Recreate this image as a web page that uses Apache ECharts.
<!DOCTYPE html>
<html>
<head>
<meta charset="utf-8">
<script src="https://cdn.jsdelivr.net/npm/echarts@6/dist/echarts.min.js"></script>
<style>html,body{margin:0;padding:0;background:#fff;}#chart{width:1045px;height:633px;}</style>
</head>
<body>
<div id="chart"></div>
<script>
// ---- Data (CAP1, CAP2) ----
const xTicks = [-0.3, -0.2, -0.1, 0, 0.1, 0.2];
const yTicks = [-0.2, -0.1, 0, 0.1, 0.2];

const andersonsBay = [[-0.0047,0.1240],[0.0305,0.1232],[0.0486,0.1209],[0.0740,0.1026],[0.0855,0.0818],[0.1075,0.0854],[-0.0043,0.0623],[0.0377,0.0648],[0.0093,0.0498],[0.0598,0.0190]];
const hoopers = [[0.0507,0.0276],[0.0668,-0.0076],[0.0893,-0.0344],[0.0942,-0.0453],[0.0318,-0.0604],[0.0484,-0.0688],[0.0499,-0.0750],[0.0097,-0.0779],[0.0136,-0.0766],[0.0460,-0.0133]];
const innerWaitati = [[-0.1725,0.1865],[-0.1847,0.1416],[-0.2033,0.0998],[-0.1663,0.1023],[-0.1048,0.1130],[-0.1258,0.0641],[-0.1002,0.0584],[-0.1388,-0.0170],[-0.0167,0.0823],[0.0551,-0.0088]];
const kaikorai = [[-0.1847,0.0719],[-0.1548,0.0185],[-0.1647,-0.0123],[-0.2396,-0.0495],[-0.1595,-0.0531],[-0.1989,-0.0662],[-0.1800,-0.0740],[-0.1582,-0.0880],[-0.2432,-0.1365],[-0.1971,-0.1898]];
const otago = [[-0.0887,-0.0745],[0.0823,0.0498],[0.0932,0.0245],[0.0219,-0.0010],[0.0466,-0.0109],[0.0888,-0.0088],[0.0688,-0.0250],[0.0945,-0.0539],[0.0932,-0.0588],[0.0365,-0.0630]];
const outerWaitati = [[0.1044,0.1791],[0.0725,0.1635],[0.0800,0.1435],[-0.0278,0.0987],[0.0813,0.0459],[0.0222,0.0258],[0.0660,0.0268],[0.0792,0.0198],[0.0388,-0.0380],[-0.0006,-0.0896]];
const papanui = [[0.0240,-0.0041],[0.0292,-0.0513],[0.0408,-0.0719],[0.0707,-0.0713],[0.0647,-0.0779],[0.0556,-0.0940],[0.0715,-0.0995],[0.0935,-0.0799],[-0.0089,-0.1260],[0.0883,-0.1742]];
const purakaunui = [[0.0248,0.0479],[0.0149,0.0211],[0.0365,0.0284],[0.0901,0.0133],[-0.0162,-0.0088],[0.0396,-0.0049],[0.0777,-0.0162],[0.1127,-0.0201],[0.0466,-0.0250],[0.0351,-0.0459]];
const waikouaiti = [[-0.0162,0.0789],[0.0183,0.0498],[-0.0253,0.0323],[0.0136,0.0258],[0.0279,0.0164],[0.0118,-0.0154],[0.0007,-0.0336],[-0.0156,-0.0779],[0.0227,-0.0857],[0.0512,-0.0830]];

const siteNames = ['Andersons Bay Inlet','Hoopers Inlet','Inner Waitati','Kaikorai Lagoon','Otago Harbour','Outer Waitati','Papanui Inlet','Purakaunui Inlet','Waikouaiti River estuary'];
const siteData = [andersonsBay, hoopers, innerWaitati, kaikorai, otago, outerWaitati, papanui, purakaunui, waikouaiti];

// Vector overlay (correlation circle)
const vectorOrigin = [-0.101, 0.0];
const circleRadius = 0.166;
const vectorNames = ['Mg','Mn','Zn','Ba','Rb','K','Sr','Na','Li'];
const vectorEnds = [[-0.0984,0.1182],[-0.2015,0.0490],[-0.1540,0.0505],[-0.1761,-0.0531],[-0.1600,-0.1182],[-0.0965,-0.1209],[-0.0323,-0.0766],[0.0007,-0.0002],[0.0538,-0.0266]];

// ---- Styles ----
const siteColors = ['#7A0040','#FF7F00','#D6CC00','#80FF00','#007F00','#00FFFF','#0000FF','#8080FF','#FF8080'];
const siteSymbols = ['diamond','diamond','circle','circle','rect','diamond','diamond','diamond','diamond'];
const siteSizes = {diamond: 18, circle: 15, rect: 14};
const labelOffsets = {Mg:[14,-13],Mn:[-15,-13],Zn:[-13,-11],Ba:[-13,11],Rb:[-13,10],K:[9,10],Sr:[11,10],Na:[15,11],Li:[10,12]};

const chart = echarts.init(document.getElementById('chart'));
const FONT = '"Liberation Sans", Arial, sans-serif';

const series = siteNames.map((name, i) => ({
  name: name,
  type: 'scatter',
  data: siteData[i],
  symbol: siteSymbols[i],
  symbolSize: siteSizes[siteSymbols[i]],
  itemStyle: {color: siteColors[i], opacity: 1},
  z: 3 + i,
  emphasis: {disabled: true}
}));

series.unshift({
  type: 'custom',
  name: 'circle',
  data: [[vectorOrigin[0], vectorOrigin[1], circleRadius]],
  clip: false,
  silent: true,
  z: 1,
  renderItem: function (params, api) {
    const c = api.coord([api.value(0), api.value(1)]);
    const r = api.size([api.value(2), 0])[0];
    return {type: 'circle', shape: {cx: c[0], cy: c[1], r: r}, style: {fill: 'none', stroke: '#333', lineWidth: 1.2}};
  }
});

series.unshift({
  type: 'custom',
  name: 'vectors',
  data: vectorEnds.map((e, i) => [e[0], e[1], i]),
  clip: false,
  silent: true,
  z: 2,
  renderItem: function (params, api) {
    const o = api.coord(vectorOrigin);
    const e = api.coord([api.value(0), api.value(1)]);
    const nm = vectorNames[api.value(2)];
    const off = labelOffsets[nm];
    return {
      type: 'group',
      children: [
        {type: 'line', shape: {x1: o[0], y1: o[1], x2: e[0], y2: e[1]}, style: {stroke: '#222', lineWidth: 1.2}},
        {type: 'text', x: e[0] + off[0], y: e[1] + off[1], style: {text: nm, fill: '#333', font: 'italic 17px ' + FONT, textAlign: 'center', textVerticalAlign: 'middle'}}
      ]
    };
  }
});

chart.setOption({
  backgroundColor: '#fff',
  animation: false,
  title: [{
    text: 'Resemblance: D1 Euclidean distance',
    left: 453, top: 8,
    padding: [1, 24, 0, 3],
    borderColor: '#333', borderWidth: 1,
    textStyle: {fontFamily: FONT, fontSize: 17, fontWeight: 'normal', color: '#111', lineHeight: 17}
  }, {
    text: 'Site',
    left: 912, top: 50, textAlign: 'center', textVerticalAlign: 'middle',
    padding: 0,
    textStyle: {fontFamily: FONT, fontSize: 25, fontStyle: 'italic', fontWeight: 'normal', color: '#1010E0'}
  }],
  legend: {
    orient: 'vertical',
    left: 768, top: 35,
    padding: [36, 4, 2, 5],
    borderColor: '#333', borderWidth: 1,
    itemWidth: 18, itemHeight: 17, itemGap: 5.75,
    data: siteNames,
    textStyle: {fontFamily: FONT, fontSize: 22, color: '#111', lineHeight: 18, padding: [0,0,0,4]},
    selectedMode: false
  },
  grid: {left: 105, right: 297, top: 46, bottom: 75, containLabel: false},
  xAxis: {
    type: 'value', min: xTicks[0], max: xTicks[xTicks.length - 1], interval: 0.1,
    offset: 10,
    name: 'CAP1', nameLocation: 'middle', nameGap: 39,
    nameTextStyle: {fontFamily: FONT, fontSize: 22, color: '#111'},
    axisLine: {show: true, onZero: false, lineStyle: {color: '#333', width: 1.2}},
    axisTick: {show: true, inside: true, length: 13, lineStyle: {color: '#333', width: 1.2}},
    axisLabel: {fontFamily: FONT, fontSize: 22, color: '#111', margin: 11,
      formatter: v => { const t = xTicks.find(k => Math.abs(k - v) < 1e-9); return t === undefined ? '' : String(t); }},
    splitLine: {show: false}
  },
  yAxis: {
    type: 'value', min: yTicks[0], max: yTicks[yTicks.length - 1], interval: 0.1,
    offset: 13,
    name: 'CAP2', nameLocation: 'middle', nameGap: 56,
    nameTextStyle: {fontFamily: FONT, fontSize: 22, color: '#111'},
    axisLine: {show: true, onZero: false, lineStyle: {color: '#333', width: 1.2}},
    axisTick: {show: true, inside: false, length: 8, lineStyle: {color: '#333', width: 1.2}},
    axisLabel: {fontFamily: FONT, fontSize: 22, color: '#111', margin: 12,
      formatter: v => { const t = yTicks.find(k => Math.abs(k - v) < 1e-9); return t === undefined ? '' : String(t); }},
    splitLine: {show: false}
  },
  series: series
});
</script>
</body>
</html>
_ _ _ _
Exercise task:
Reproduce only the lines from the top of the material through the one bearing "const yTicks = [-0.2, -0.1, 0, 0.1, 0.2];", each exactly as it stands.

Final answer:
Recreate this image as a web page that uses Apache ECharts.
<!DOCTYPE html>
<html>
<head>
<meta charset="utf-8">
<script src="https://cdn.jsdelivr.net/npm/echarts@6/dist/echarts.min.js"></script>
<style>html,body{margin:0;padding:0;background:#fff;}#chart{width:1045px;height:633px;}</style>
</head>
<body>
<div id="chart"></div>
<script>
// ---- Data (CAP1, CAP2) ----
const xTicks = [-0.3, -0.2, -0.1, 0, 0.1, 0.2];
const yTicks = [-0.2, -0.1, 0, 0.1, 0.2];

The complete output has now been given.